§ RAW DATA

******************************

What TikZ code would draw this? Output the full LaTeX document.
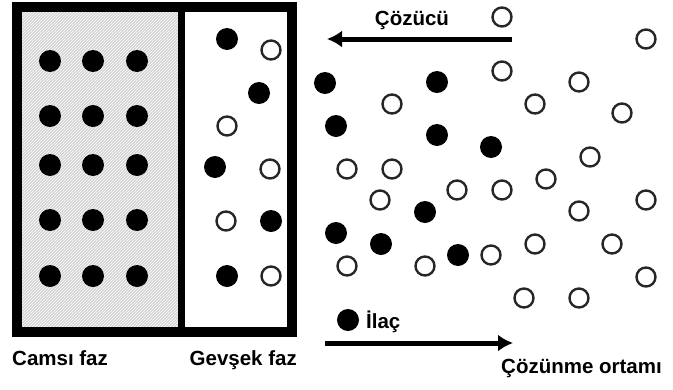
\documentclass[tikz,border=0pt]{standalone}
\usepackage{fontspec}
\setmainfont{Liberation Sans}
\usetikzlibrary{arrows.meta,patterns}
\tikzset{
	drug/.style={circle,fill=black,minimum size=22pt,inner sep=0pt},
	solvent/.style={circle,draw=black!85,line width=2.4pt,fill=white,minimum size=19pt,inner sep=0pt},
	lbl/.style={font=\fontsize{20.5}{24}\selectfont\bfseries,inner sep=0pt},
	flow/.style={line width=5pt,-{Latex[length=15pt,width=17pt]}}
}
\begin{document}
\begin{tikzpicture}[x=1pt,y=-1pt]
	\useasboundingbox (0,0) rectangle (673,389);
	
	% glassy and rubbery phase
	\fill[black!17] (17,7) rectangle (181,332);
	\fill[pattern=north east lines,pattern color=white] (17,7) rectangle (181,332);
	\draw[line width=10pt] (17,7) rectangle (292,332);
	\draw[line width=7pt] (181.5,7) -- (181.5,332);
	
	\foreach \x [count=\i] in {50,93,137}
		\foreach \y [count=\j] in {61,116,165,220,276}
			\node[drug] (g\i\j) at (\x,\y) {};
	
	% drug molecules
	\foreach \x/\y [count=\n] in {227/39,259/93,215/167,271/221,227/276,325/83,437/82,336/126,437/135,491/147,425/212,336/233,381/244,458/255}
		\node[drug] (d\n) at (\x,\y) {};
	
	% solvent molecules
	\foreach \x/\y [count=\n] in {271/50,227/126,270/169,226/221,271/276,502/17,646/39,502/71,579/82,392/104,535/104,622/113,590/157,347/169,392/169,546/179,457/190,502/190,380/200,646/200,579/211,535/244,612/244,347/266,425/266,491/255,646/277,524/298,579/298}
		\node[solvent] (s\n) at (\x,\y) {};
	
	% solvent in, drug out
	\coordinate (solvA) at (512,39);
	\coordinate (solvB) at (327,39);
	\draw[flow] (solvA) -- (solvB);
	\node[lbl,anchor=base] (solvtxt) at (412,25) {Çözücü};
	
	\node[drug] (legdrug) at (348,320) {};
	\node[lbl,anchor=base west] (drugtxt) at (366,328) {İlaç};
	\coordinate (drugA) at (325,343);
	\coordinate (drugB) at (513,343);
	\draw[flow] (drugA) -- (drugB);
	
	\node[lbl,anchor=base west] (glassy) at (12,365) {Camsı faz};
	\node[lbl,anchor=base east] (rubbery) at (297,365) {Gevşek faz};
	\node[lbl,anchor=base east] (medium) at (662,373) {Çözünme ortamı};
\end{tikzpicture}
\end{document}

******************************

§ WRITTEN EXERCISE
Please write out all of the material above without changing a word, and omit any pictures.

§ SOLUTION TO THIS PROBLEM
What TikZ code would draw this? Output the full LaTeX document.
\documentclass[tikz,border=0pt]{standalone}
\usepackage{fontspec}
\setmainfont{Liberation Sans}
\usetikzlibrary{arrows.meta,patterns}
\tikzset{
	drug/.style={circle,fill=black,minimum size=22pt,inner sep=0pt},
	solvent/.style={circle,draw=black!85,line width=2.4pt,fill=white,minimum size=19pt,inner sep=0pt},
	lbl/.style={font=\fontsize{20.5}{24}\selectfont\bfseries,inner sep=0pt},
	flow/.style={line width=5pt,-{Latex[length=15pt,width=17pt]}}
}
\begin{document}
\begin{tikzpicture}[x=1pt,y=-1pt]
	\useasboundingbox (0,0) rectangle (673,389);
	
	% glassy and rubbery phase
	\fill[black!17] (17,7) rectangle (181,332);
	\fill[pattern=north east lines,pattern color=white] (17,7) rectangle (181,332);
	\draw[line width=10pt] (17,7) rectangle (292,332);
	\draw[line width=7pt] (181.5,7) -- (181.5,332);
	
	\foreach \x [count=\i] in {50,93,137}
		\foreach \y [count=\j] in {61,116,165,220,276}
			\node[drug] (g\i\j) at (\x,\y) {};
	
	% drug molecules
	\foreach \x/\y [count=\n] in {227/39,259/93,215/167,271/221,227/276,325/83,437/82,336/126,437/135,491/147,425/212,336/233,381/244,458/255}
		\node[drug] (d\n) at (\x,\y) {};
	
	% solvent molecules
	\foreach \x/\y [count=\n] in {271/50,227/126,270/169,226/221,271/276,502/17,646/39,502/71,579/82,392/104,535/104,622/113,590/157,347/169,392/169,546/179,457/190,502/190,380/200,646/200,579/211,535/244,612/244,347/266,425/266,491/255,646/277,524/298,579/298}
		\node[solvent] (s\n) at (\x,\y) {};
	
	% solvent in, drug out
	\coordinate (solvA) at (512,39);
	\coordinate (solvB) at (327,39);
	\draw[flow] (solvA) -- (solvB);
	\node[lbl,anchor=base] (solvtxt) at (412,25) {Çözücü};
	
	\node[drug] (legdrug) at (348,320) {};
	\node[lbl,anchor=base west] (drugtxt) at (366,328) {İlaç};
	\coordinate (drugA) at (325,343);
	\coordinate (drugB) at (513,343);
	\draw[flow] (drugA) -- (drugB);
	
	\node[lbl,anchor=base west] (glassy) at (12,365) {Camsı faz};
	\node[lbl,anchor=base east] (rubbery) at (297,365) {Gevşek faz};
	\node[lbl,anchor=base east] (medium) at (662,373) {Çözünme ortamı};
\end{tikzpicture}
\end{document}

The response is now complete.